Simplicial Gaussian Models: Representation and Inference
This work addresses the problem of modeling higher-order interactions in high-dimensional systems for researchers in statistics and machine learning, representing an incremental advancement by extending existing Gaussian models to simplicial complexes.
The paper tackles the limitation of probabilistic graphical models to pairwise interactions by proposing the simplicial Gaussian model (SGM), which extends Gaussian models to simplicial complexes to jointly model variables on vertices, edges, and triangles, and develops a maximum-likelihood inference algorithm validated on synthetic data.

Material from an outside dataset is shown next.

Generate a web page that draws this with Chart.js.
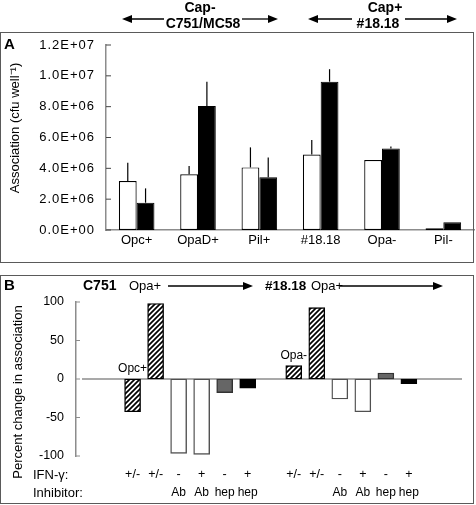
<!DOCTYPE html>
<html>
<head>
<meta charset="utf-8">
<script src="https://cdn.jsdelivr.net/npm/chart.js@4.4.0/dist/chart.umd.min.js"></script>
<style>
  html, body { margin: 0; padding: 0; background: #fff; }
  #wrap { position: relative; width: 476px; height: 505px; }
  canvas { position: absolute; left: 0; }
  #chartA { top: 0; }
  #chartB { top: 264px; }
</style>
</head>
<body>
<div id="wrap">
  <canvas id="chartA" width="476" height="264"></canvas>
  <canvas id="chartB" width="476" height="241"></canvas>
</div>
<script>
// Panel A: association per strain (open = first condition, solid = second)
const strainsA = ['Opc+', 'OpaD+', 'Pil+', '#18.18', 'Opa-', 'Pil-'];
const openA = [3.18e6, 3.61e6, 4.06e6, 4.89e6, 4.54e6, 0.11e6];
const solidA = [1.77e6, 8.04e6, 3.42e6, 9.62e6, 5.28e6, 0.50e6];
const openErrA = [1.19e6, 0.54e6, 1.30e6, 0.95e6, 0, 0];
const solidErrA = [0.93e6, 1.58e6, 1.29e6, 0.81e6, 0.13e6, 0];
const tickLabelsA = ['0.0E+00', '2.0E+06', '4.0E+06', '6.0E+06', '8.0E+06', '1.0E+07', '1.2E+07'];
const yTitleA = 'Association (cfu well\u207B\u00B9)';

// Panel B: percent change, slot 7 is the gap between the two strains
const slotsB = [1, 2, 3, 4, 5, 6, 8, 9, 10, 11, 12, 13];
const changeB = [-42.5, 98, -96.5, -97.8, -17.7, -12, 17.3, 92.6, -26, -42.5, 7.8, -6];
const ifnB = ['+/-', '+/-', '-', '+', '-', '+', '+/-', '+/-', '-', '+', '-', '+'];
const inhibitorB = ['', '', 'Ab', 'Ab', 'hep', 'hep', '', '', 'Ab', 'Ab', 'hep', 'hep'];
const noteB = ['Opc+', '', '', '', '', '', 'Opa-', '', '', '', '', ''];
const tickLabelsB = ['-100', '-50', '0', '50', '100'];
const yTitleB = 'Percent change in association';

const FONT = '"Liberation Sans", Arial, Helvetica, sans-serif';
const GREY = '#8c8c8c';
const FRAME = '#5a5a5a';

Chart.defaults.font.family = FONT;
Chart.defaults.color = '#000';

// helpers
function drawText(ctx, str, x, y, font, align = 'left', spacing = '0px') {
    ctx.save();
    ctx.font = font;
    ctx.fillStyle = '#000';
    ctx.textAlign = align;
    ctx.textBaseline = 'middle';
    ctx.letterSpacing = spacing;
    ctx.fillText(str, x, y);
    ctx.restore();
}

function drawArrow(ctx, from, to, y) {
    const d = to > from ? 1 : -1;
    ctx.save();
    ctx.strokeStyle = '#000';
    ctx.fillStyle = '#000';
    ctx.lineWidth = 1.3;
    ctx.beginPath();
    ctx.moveTo(from, y);
    ctx.lineTo(to - d * 6, y);
    ctx.stroke();
    ctx.beginPath();
    ctx.moveTo(to, y);
    ctx.lineTo(to - d * 10, y - 4);
    ctx.lineTo(to - d * 10, y + 4);
    ctx.closePath();
    ctx.fill();
    ctx.restore();
}

function drawLine(ctx, x1, y1, x2, y2, color, width) {
    ctx.save();
    ctx.strokeStyle = color;
    ctx.lineWidth = width;
    ctx.beginPath();
    ctx.moveTo(x1, y1);
    ctx.lineTo(x2, y2);
    ctx.stroke();
    ctx.restore();
}

function makeHatch(ctx) {
    const c = document.createElement('canvas');
    c.width = c.height = 5;
    const g = c.getContext('2d');
    g.fillStyle = '#fff';
    g.fillRect(0, 0, 5, 5);
    g.strokeStyle = '#000';
    g.lineWidth = 1.7;
    g.beginPath();
    g.moveTo(-1, 6); g.lineTo(6, -1);
    g.moveTo(-1, 1); g.lineTo(1, -1);
    g.moveTo(4, 6); g.lineTo(6, 4);
    g.stroke();
    return ctx.createPattern(c, 'repeat');
}

// ---------- Panel A ----------
const panelA = {
    id: 'panelA',
    afterDraw(chart) {
        const { ctx, chartArea, scales: { y } } = chart;
        ctx.save();
        ctx.strokeStyle = FRAME;
        ctx.lineWidth = 1;
        ctx.strokeRect(0.5, 32.5, 473, 230);
        ctx.restore();

        drawText(ctx, 'Cap-', 200, 8, 'bold 14px ' + FONT, 'center');
        drawText(ctx, 'C751/MC58', 203, 24, 'bold 14px ' + FONT, 'center');
        drawText(ctx, 'Cap+', 385, 8, 'bold 14px ' + FONT, 'center');
        drawText(ctx, '#18.18', 378, 24, 'bold 14px ' + FONT, 'center');
        drawArrow(ctx, 164, 122, 19);
        drawArrow(ctx, 242, 278, 19);
        drawArrow(ctx, 352, 308, 19);
        drawArrow(ctx, 405, 457, 19);

        drawText(ctx, 'A', 4, 45, 'bold 15px ' + FONT);

        ctx.save();
        ctx.translate(15, 128);
        ctx.rotate(-Math.PI / 2);
        drawText(ctx, yTitleA, 0, 0, '13px ' + FONT, 'center');
        ctx.restore();

        y.ticks.forEach((t, i) => {
            const py = y.getPixelForValue(t.value);
            drawLine(ctx, chartArea.left, py, chartArea.left + 5, py, '#444', 1);
            drawText(ctx, tickLabelsA[i], chartArea.left - 11, py, '13px ' + FONT, 'right', '1px');
        });

        // error bars, upper side only
        [openErrA, solidErrA].forEach((errs, di) => {
            const vals = chart.data.datasets[di].data;
            chart.getDatasetMeta(di).data.forEach((bar, i) => {
                if (!errs[i]) return;
                const top = y.getPixelForValue(vals[i] + errs[i]);
                drawLine(ctx, bar.x, bar.y, bar.x, top, '#000', 1.2);
            });
        });
    }
};

new Chart(document.getElementById('chartA'), {
    type: 'bar',
    data: {
        labels: strainsA,
        datasets: [
            { data: openA, backgroundColor: '#fff', borderColor: '#000', borderWidth: 1.2, borderSkipped: false },
            { data: solidA, backgroundColor: '#000', borderColor: '#000', borderWidth: 1, borderSkipped: false }
        ]
    },
    options: {
        responsive: false,
        animation: false,
        layout: { padding: { top: 45, right: 2, left: 0, bottom: 0 } },
        datasets: { bar: { categoryPercentage: 0.58, barPercentage: 1 } },
        plugins: { legend: { display: false }, tooltip: { enabled: false } },
        scales: {
            x: {
                grid: { display: false, drawTicks: false },
                border: { color: GREY, width: 1.5 },
                ticks: { font: { size: 13 }, padding: 3, maxRotation: 0, autoSkip: false },
                afterFit(s) { s.height = 34; }
            },
            y: {
                min: 0,
                max: 1.2e7,
                grid: { display: false, drawTicks: false },
                border: { color: GREY, width: 1.5 },
                ticks: { stepSize: 2e6, display: false },
                afterFit(s) { s.width = 106; }
            }
        }
    },
    plugins: [panelA]
});

// ---------- Panel B ----------
const canvasB = document.getElementById('chartB');
const hatch = makeHatch(canvasB.getContext('2d'));

const fillB = inhibitorB.map((inh, i) =>
    inh === '' ? hatch : inh === 'Ab' ? '#fff' : ifnB[i] === '-' ? '#666' : '#000');
const edgeB = inhibitorB.map((inh, i) =>
    inh === '' ? '#000' : inh === 'Ab' ? '#505050' : ifnB[i] === '-' ? '#333' : '#000');

const panelB = {
    id: 'panelB',
    beforeDatasetsDraw(chart) {
        const { ctx, chartArea, scales: { y } } = chart;
        const py = y.getPixelForValue(0);
        drawLine(ctx, chartArea.left + 6, py, chartArea.right, py, GREY, 1.3);
    },
    afterDraw(chart) {
        const { ctx, chartArea, scales: { x, y } } = chart;
        ctx.save();
        ctx.strokeStyle = FRAME;
        ctx.lineWidth = 1;
        ctx.strokeRect(0.5, 11.5, 473, 228);
        ctx.restore();

        drawText(ctx, 'B', 4, 22, 'bold 15px ' + FONT);
        drawText(ctx, 'C751', 83, 22, 'bold 14px ' + FONT);
        drawText(ctx, 'Opa+', 129, 22, '13px ' + FONT);
        drawArrow(ctx, 168, 253, 22);
        drawText(ctx, '#18.18', 265, 22, 'bold 13.5px ' + FONT);
        drawText(ctx, 'Opa+', 311, 22, '13px ' + FONT);
        drawArrow(ctx, 340, 443, 22);

        ctx.save();
        ctx.translate(18, 128);
        ctx.rotate(-Math.PI / 2);
        drawText(ctx, yTitleB, 0, 0, '13px ' + FONT, 'center');
        ctx.restore();

        y.ticks.forEach(t => {
            const py = y.getPixelForValue(t.value);
            drawLine(ctx, chartArea.left, py, chartArea.left + 4, py, GREY, 1);
        });

        drawText(ctx, 'IFN-\u03B3:', 33, 211, '13px ' + FONT);
        drawText(ctx, 'Inhibitor:', 33, 229, '13px ' + FONT);
        slotsB.forEach((s, i) => {
            const px = x.getPixelForValue(s);
            drawText(ctx, ifnB[i], px, 211, '12.5px ' + FONT, 'center');
            if (inhibitorB[i]) drawText(ctx, inhibitorB[i], px, 229, '12px ' + FONT, 'center');
        });

        const bars = chart.getDatasetMeta(0).data;
        noteB.forEach((n, i) => {
            if (!n) return;
            const top = Math.min(bars[i].y, y.getPixelForValue(0));
            drawText(ctx, n, bars[i].x, top - 10, '12px ' + FONT, 'center');
        });
    }
};

new Chart(canvasB, {
    type: 'bar',
    data: {
        datasets: [{
            data: slotsB.map((s, i) => ({ x: s, y: changeB[i] })),
            backgroundColor: fillB,
            borderColor: edgeB,
            borderWidth: 1.4,
            borderSkipped: false,
            barThickness: 16
        }]
    },
    options: {
        responsive: false,
        animation: false,
        layout: { padding: { top: 38, right: 14, left: 0, bottom: 49 } },
        plugins: { legend: { display: false }, tooltip: { enabled: false } },
        scales: {
            x: { type: 'linear', min: -0.41, max: 14.26, display: false },
            y: {
                min: -100,
                max: 100,
                grid: { display: false, drawTicks: false },
                border: { color: GREY, width: 1.5 },
                ticks: {
                    stepSize: 50,
                    font: { size: 12.5 },
                    padding: 12,
                    callback: (v, i) => tickLabelsB[i]
                },
                afterFit(s) { s.width = 76; }
            }
        }
    },
    plugins: [panelB]
});
</script>
</body>
</html>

Probabilistic graphical models (PGMs) are powerful tools for representing statistical dependencies through graphs in high-dimensional systems. However, they are limited to pairwise interactions. In this work, we propose the simplicial Gaussian model (SGM), which extends Gaussian PGM to simplicial complexes. SGM jointly models random variables supported on vertices, edges, and triangles, within a single parametrized Gaussian distribution. Our model builds upon discrete Hodge theory and incorporates uncertainty at every topological level through independent random components. Motivated by applications, we focus on the marginal edge-level distribution while treating node- and triangle-level variables as latent. We then develop a maximum-likelihood inference algorithm to recover the parameters of the full SGM and the induced conditional dependence structure. Numerical experiments on synthetic simplicial complexes with varying size and sparsity confirm the effectiveness of our algorithm.